To determine how much the ball will drop by the time it reaches the catcher, we need to calculate the vertical distance covered during the horizontal travel.
To do this, we can use the kinematic equation for vertical displacement, assuming constant acceleration due to gravity:
Δy = Vyi * t + (1/2) * a * t^2
Since the ball is thrown horizontally, there is no vertical initial velocity (Vyi = 0).
The only vertical acceleration acting on the ball is due to gravity (a = -9.8 m/s^2). However, since the ball is thrown horizontally, the vertical acceleration does not affect the horizontal motion.
Now, we need to calculate the time it takes for the ball to reach the catcher.
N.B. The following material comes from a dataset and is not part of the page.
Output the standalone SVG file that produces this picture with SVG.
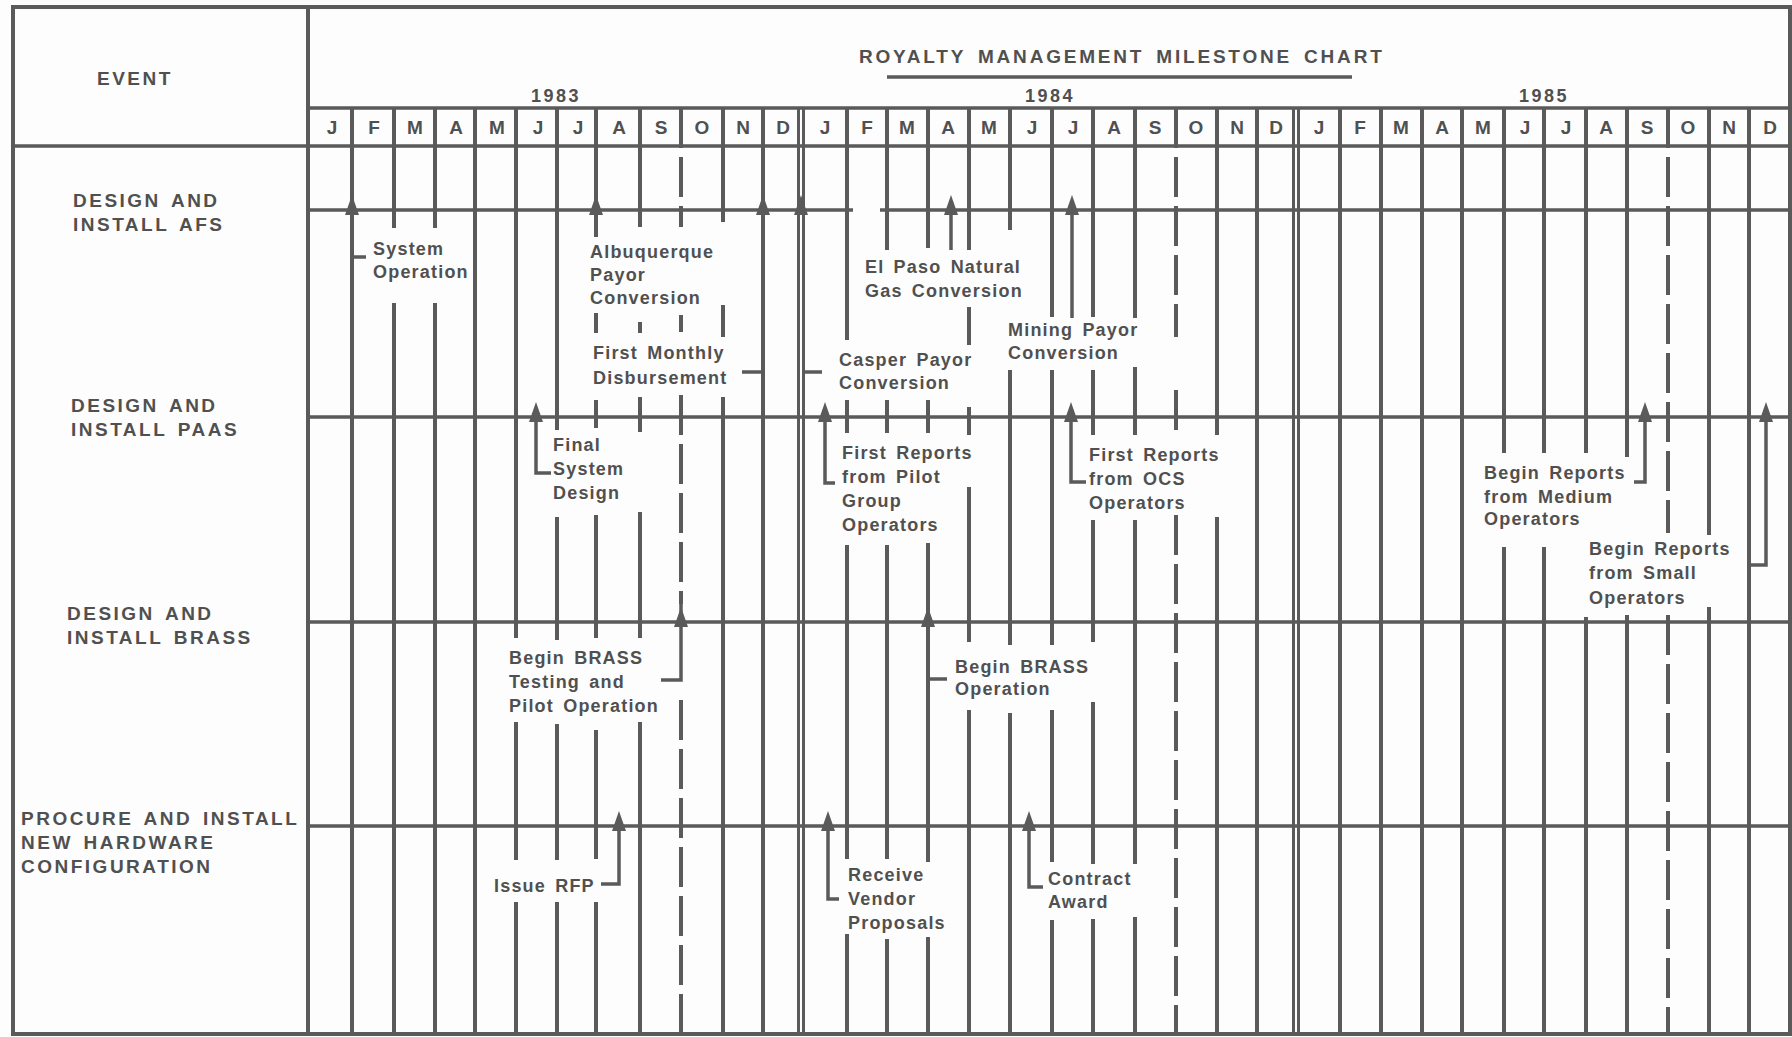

Since we know the horizontal distance covered (15.3 m) and the initial horizontal velocity (48.3 m/s), we can use the formula:
Δx = Vxi * t
Rearranging the equation, we get:
t = Δx / Vxi
Substituting the values, we have:
t = 15.3 m / 48.3 m/s
Calculating the time, we find:
t ≈ 0.316 s
Now, we can find the vertical displacement:
Δy = 0 * 0.316 s + (1/2) * (-9.8 m/s^2) * (0.316 s)^2
Simplifying the equation, we get:
Δy ≈ -0.487 m
Since the acceleration due to gravity is negative, the negative sign indicates that the ball drops below the initial height.
Therefore, the ball will drop approximately 0.487 meters by the time it reaches the catcher.